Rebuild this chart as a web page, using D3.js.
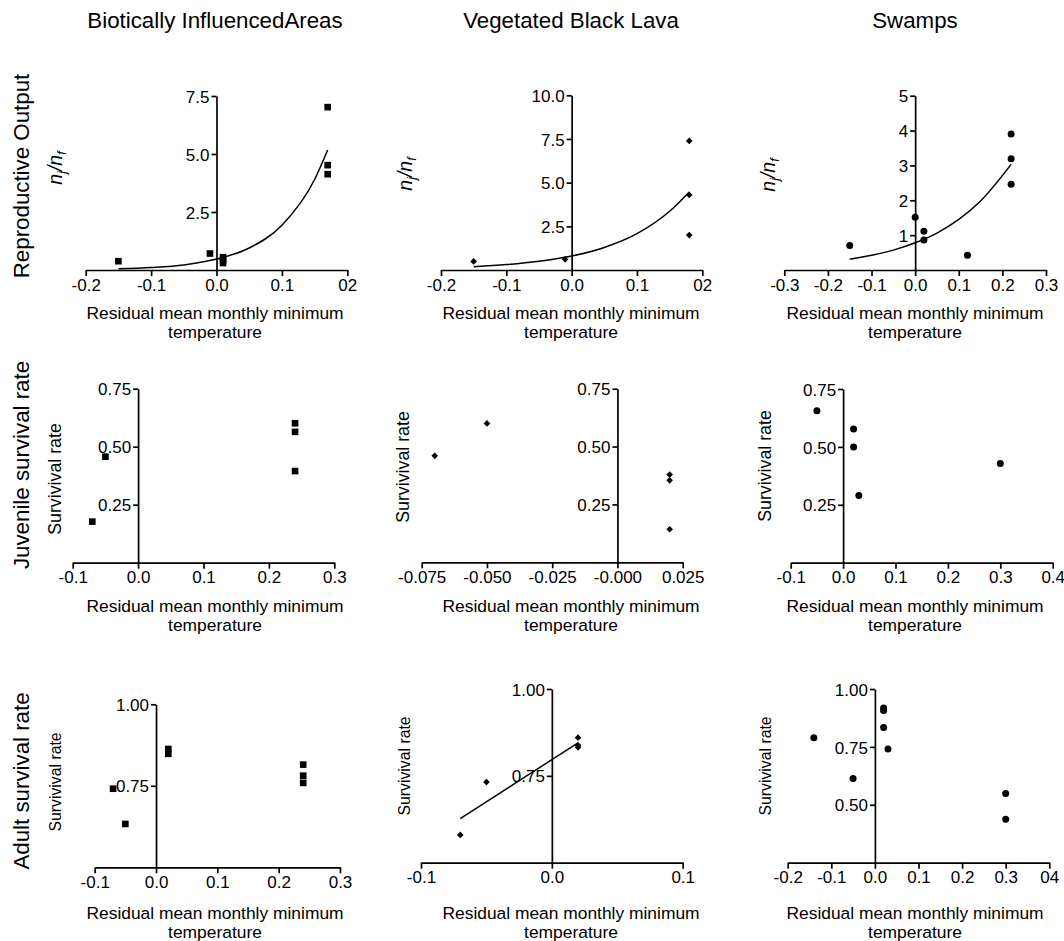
<!DOCTYPE html>
<html><head><meta charset="utf-8">
<script src="https://cdn.jsdelivr.net/npm/d3@7"></script>
<style>
body{margin:0;background:#fff}
svg text{font-family:"Liberation Sans",Arial,Helvetica,sans-serif;fill:#000}
</style>
</head><body>
<svg id="chart" width="1064" height="941"></svg>
<script>
// ---------------- DATA ----------------
const columnTitles = ["Biotically InfluencedAreas", "Vegetated Black Lava", "Swamps"];
const rowTitles = ["Reproductive Output", "Juvenile survival rate", "Adult survival rate"];
const xTitleLines = ["Residual mean monthly minimum", "temperature"];
const survivalLabel = "Survivival rate";

// Row 1: reproductive output (nj/nf)
const repBioX = [-0.15, -0.01, 0.01, 0.01, 0.01, 0.17, 0.17, 0.17];
const repBioY = [0.38, 0.71, 0.55, 0.42, 0.30, 7.02, 4.52, 4.13];
const repBioFitX = [-0.15, -0.10, -0.05, 0.00, 0.05, 0.10, 0.15, 0.17];
const repBioFitY = [0.05, 0.11, 0.22, 0.47, 0.95, 1.93, 3.90, 5.17];

const repLavaX = [-0.15, -0.01, 0.18, 0.18, 0.18];
const repLavaY = [0.49, 0.61, 7.39, 4.30, 2.00];
const repLavaFitX = [-0.15, -0.10, -0.05, 0.00, 0.05, 0.10, 0.15, 0.18];
const repLavaFitY = [0.19, 0.31, 0.50, 0.80, 1.29, 2.08, 3.36, 4.47];

const repSwampX = [-0.15, 0.00, 0.02, 0.02, 0.12, 0.22, 0.22, 0.22];
const repSwampY = [0.70, 1.51, 1.11, 0.86, 0.42, 3.90, 3.19, 2.46];
const repSwampFitX = [-0.15, -0.10, -0.05, 0.00, 0.05, 0.10, 0.15, 0.22];
const repSwampFitY = [0.31, 0.42, 0.57, 0.78, 1.06, 1.45, 1.98, 3.03];

// Row 2: juvenile survival
const juvBioX = [-0.07, -0.05, 0.24, 0.24, 0.24];
const juvBioY = [0.177, 0.457, 0.601, 0.564, 0.395];
const juvLavaX = [-0.07, -0.05, 0.02, 0.02, 0.02];
const juvLavaY = [0.46, 0.60, 0.379, 0.354, 0.143];
const juvSwampX = [-0.05, 0.02, 0.02, 0.03, 0.30];
const juvSwampY = [0.656, 0.577, 0.50, 0.29, 0.428];

// Row 3: adult survival
const adBioX = [-0.07, -0.05, 0.02, 0.02, 0.24, 0.24, 0.24];
const adBioY = [0.741, 0.633, 0.863, 0.848, 0.815, 0.781, 0.759];
const adLavaX = [-0.07, -0.05, 0.02, 0.02, 0.02];
const adLavaY = [0.58, 0.732, 0.86, 0.838, 0.832];
const adLavaFitX = [-0.07, 0.02];
const adLavaFitY = [0.627, 0.845];
const adSwampX = [-0.14, -0.05, 0.02, 0.02, 0.02, 0.03, 0.30, 0.30];
const adSwampY = [0.79, 0.614, 0.918, 0.907, 0.834, 0.741, 0.549, 0.438];

// Tick values and labels
const xTicks4a = [-0.2, -0.1, 0.0, 0.1, 0.2];
const xLabels4a = ["-0.2", "-0.1", "0.0", "0.1", "02"];
const xTicksSw1 = [-0.3, -0.2, -0.1, 0.0, 0.1, 0.2, 0.3];
const xLabelsSw1 = ["-0.3", "-0.2", "-0.1", "0.0", "0.1", "0.2", "0.3"];
const xTicksBio = [-0.1, 0.0, 0.1, 0.2, 0.3];
const xLabelsBio = ["-0.1", "0.0", "0.1", "0.2", "0.3"];
const xTicksLava2 = [-0.075, -0.050, -0.025, 0.0, 0.025];
const xLabelsLava2 = ["-0.075", "-0.050", "-0.025", "-0.000", "0.025"];
const xTicksSw2 = [-0.1, 0.0, 0.1, 0.2, 0.3, 0.4];
const xLabelsSw2 = ["-0.1", "0.0", "0.1", "0.2", "0.3", "0.4"];
const xTicksLava3 = [-0.1, 0.0, 0.1];
const xLabelsLava3 = ["-0.1", "0.0", "0.1"];
const xTicksSw3 = [-0.2, -0.1, 0.0, 0.1, 0.2, 0.3, 0.4];
const xLabelsSw3 = ["-0.2", "-0.1", "0.0", "0.1", "0.2", "0.3", "04"];

const yTicksBio1 = [2.5, 5.0, 7.5];   const yLabelsBio1 = ["2.5", "5.0", "7.5"];
const yTicksLava1 = [2.5, 5.0, 7.5, 10.0]; const yLabelsLava1 = ["2.5", "5.0", "7.5", "10.0"];
const yTicksSw1 = [1, 2, 3, 4, 5];    const yLabelsSw1 = ["1", "2", "3", "4", "5"];
const yTicksJuv = [0.25, 0.50, 0.75]; const yLabelsJuv = ["0.25", "0.50", "0.75"];
const yTicksAd = [0.75, 1.00];        const yLabelsAd = ["0.75", "1.00"];
const yTicksAdSw = [0.50, 0.75, 1.00]; const yLabelsAdSw = ["0.50", "0.75", "1.00"];

// ---------------- LAYOUT ----------------
const colCenters = [215, 571, 915];
const rowCenters = [176, 465, 781];
const xTitleBase = [319, 612, 919];

const panels = [
  {r:0,c:0,x:repBioX,y:repBioY,fx:repBioFitX,fy:repBioFitY,xd:[-0.2,0.2],yd:[0,7.5],xr:[85.7,347.3],yr:[270,96],
   xt:xTicks4a,xl:xLabels4a,yt:yTicksBio1,yl:yLabelsBio1,m:"square",lab:"n",lx:62,ly:168},
  {r:0,c:1,x:repLavaX,y:repLavaY,fx:repLavaFitX,fy:repLavaFitY,xd:[-0.2,0.2],yd:[0,10],xr:[441,702.3],yr:[270,95.3],
   xt:xTicks4a,xl:xLabels4a,yt:yTicksLava1,yl:yLabelsLava1,m:"diamond",lab:"n",lx:412,ly:174},
  {r:0,c:2,x:repSwampX,y:repSwampY,fx:repSwampFitX,fy:repSwampFitY,xd:[-0.3,0.3],yd:[0,5],xr:[784.3,1046],yr:[270,95.7],
   xt:xTicksSw1,xl:xLabelsSw1,yt:yTicksSw1,yl:yLabelsSw1,m:"circle",lab:"n",lx:775,ly:175},
  {r:1,c:0,x:juvBioX,y:juvBioY,xd:[-0.1,0.3],yd:[0,0.75],xr:[72.7,334.3],yr:[562.7,388.7],
   xt:xTicksBio,xl:xLabelsBio,yt:yTicksJuv,yl:yLabelsJuv,m:"square",lab:"s",lx:61,ly:479,lfs:17.8},
  {r:1,c:1,x:juvLavaX,y:juvLavaY,xd:[-0.075,0.025],yd:[0,0.75],xr:[421.7,682.7],yr:[562.3,388.7],
   xt:xTicksLava2,xl:xLabelsLava2,yt:yTicksJuv,yl:yLabelsJuv,m:"diamond",lab:"s",lx:409,ly:467,lfs:17.8},
  {r:1,c:2,x:juvSwampX,y:juvSwampY,xd:[-0.1,0.4],yd:[0,0.75],xr:[790.7,1052.7],yr:[562.7,389],
   xt:xTicksSw2,xl:xLabelsSw2,yt:yTicksJuv,yl:yLabelsJuv,m:"circle",lab:"s",lx:771,ly:466,lfs:17.8},
  {r:2,c:0,x:adBioX,y:adBioY,xd:[-0.1,0.3],yd:[0.5,1.0],xr:[94.7,340],yr:[867.3,704.3],
   xt:xTicksBio,xl:xLabelsBio,yt:yTicksAd,yl:yLabelsAd,m:"square",lab:"s",lx:61,ly:782,lfs:15.8},
  {r:2,c:1,x:adLavaX,y:adLavaY,fx:adLavaFitX,fy:adLavaFitY,fitLinear:true,xd:[-0.1,0.1],yd:[0.5,1.0],xr:[421,682.7],yr:[862.7,689],
   xt:xTicksLava3,xl:xLabelsLava3,yt:yTicksAd,yl:yLabelsAd,m:"diamond",lab:"s",lx:410,ly:766,lfs:15.8},
  {r:2,c:2,x:adSwampX,y:adSwampY,xd:[-0.2,0.4],yd:[0.25,1.0],xr:[787.7,1049.3],yr:[862.7,689],
   xt:xTicksSw3,xl:xLabelsSw3,yt:yTicksAdSw,yl:yLabelsAdSw,m:"circle",lab:"s",lx:771,ly:766,lfs:15.8}
];

const svg = d3.select("#chart");
const font = '"Liberation Sans",Arial,Helvetica,sans-serif';

// Column titles
svg.selectAll("text.coltitle").data(columnTitles).join("text")
  .attr("class","coltitle")
  .attr("x",(d,i)=>colCenters[i]).attr("y",28)
  .attr("text-anchor","middle").attr("font-size",22.3).text(d=>d);

// Row titles
svg.selectAll("text.rowtitle").data(rowTitles).join("text")
  .attr("class","rowtitle")
  .attr("transform",(d,i)=>`translate(29,${rowCenters[i]}) rotate(-90)`)
  .attr("text-anchor","middle").attr("font-size",22.3).text(d=>d);

panels.forEach(p => {
  const g = svg.append("g");
  const xs = d3.scaleLinear().domain(p.xd).range(p.xr);
  const ys = d3.scaleLinear().domain(p.yd).range(p.yr);
  const x0 = xs(0);

  // X axis
  const xa = g.append("g").attr("transform",`translate(0,${p.yr[0]})`)
    .call(d3.axisBottom(xs).tickValues(p.xt).tickFormat((d,i)=>p.xl[i]).tickSize(6).tickSizeOuter(0));
  xa.select(".domain").attr("stroke","#000").attr("stroke-width",1.7);
  xa.selectAll(".tick line").attr("stroke","#000").attr("stroke-width",1.7);
  xa.selectAll(".tick text").attr("y",20.5).attr("dy",0).attr("font-size",17).attr("font-family",font).attr("fill","#000");

  // Y axis at x = 0
  const ya = g.append("g").attr("transform",`translate(${x0},0)`)
    .call(d3.axisLeft(ys).tickValues(p.yt).tickFormat((d,i)=>p.yl[i]).tickSize(5).tickSizeOuter(0).tickPadding(2));
  ya.select(".domain").attr("stroke","#000").attr("stroke-width",1.7);
  ya.selectAll(".tick line").attr("stroke","#000").attr("stroke-width",1.7);
  ya.selectAll(".tick text").attr("font-size",17).attr("font-family",font).attr("fill","#000").attr("dy","0.36em");

  // fit curve
  if (p.fx) {
    const pts = p.fx.map((v,i)=>[v,p.fy[i]]);
    const line = d3.line().x(d=>xs(d[0])).y(d=>ys(d[1]))
      .curve(p.fitLinear ? d3.curveLinear : d3.curveMonotoneX);
    g.append("path").attr("d",line(pts)).attr("fill","none").attr("stroke","#000").attr("stroke-width",1.5);
  }

  // markers
  const pts = p.x.map((v,i)=>[v,p.y[i]]);
  if (p.m === "circle") {
    g.selectAll("circle.pt").data(pts).join("circle").attr("class","pt")
      .attr("cx",d=>xs(d[0])).attr("cy",d=>ys(d[1])).attr("r",3.5).attr("fill","#000");
  } else if (p.m === "square") {
    const sym = d3.symbol().type(d3.symbolSquare).size(44);
    g.selectAll("path.pt").data(pts).join("path").attr("class","pt")
      .attr("d",sym).attr("transform",d=>`translate(${xs(d[0])},${ys(d[1])})`).attr("fill","#000");
  } else {
    const sym = d3.symbol().type(d3.symbolSquare).size(22);
    g.selectAll("path.pt").data(pts).join("path").attr("class","pt")
      .attr("d",sym).attr("transform",d=>`translate(${xs(d[0])},${ys(d[1])}) rotate(45)`).attr("fill","#000");
  }

  // Y label
  if (p.lab === "n") {
    const t = g.append("text").attr("transform",`translate(${p.lx},${p.ly}) rotate(-90)`)
      .attr("text-anchor","middle").attr("font-size",19.5).attr("font-style","italic");
    t.append("tspan").text("n");
    t.append("tspan").attr("font-size",12.5).attr("dy",4).text("j");
    t.append("tspan").attr("dy",-4).text("/n");
    t.append("tspan").attr("font-size",12.5).attr("dy",4).text("f");
  } else {
    g.append("text").attr("transform",`translate(${p.lx},${p.ly}) rotate(-90)`)
      .attr("text-anchor","middle").attr("font-size",p.lfs).text(survivalLabel);
  }

  // X title
  g.selectAll("text.xt").data(xTitleLines).join("text").attr("class","xt")
    .attr("x",colCenters[p.c]).attr("y",(d,i)=>xTitleBase[p.r]+i*19)
    .attr("text-anchor","middle").attr("font-size",17.4).text(d=>d);
});
</script>
</body></html>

*WRITTEN REQUEST*: Return nothing but the lines running from the start of the data to the line with "2.08, 3.36, 4.47];", please, both ends included and no pictures.

*SOLUTION TO THIS EXERCISE*:
Rebuild this chart as a web page, using D3.js.
<!DOCTYPE html>
<html><head><meta charset="utf-8">
<script src="https://cdn.jsdelivr.net/npm/d3@7"></script>
<style>
body{margin:0;background:#fff}
svg text{font-family:"Liberation Sans",Arial,Helvetica,sans-serif;fill:#000}
</style>
</head><body>
<svg id="chart" width="1064" height="941"></svg>
<script>
// ---------------- DATA ----------------
const columnTitles = ["Biotically InfluencedAreas", "Vegetated Black Lava", "Swamps"];
const rowTitles = ["Reproductive Output", "Juvenile survival rate", "Adult survival rate"];
const xTitleLines = ["Residual mean monthly minimum", "temperature"];
const survivalLabel = "Survivival rate";

// Row 1: reproductive output (nj/nf)
const repBioX = [-0.15, -0.01, 0.01, 0.01, 0.01, 0.17, 0.17, 0.17];
const repBioY = [0.38, 0.71, 0.55, 0.42, 0.30, 7.02, 4.52, 4.13];
const repBioFitX = [-0.15, -0.10, -0.05, 0.00, 0.05, 0.10, 0.15, 0.17];
const repBioFitY = [0.05, 0.11, 0.22, 0.47, 0.95, 1.93, 3.90, 5.17];

const repLavaX = [-0.15, -0.01, 0.18, 0.18, 0.18];
const repLavaY = [0.49, 0.61, 7.39, 4.30, 2.00];
const repLavaFitX = [-0.15, -0.10, -0.05, 0.00, 0.05, 0.10, 0.15, 0.18];
const repLavaFitY = [0.19, 0.31, 0.50, 0.80, 1.29, 2.08, 3.36, 4.47];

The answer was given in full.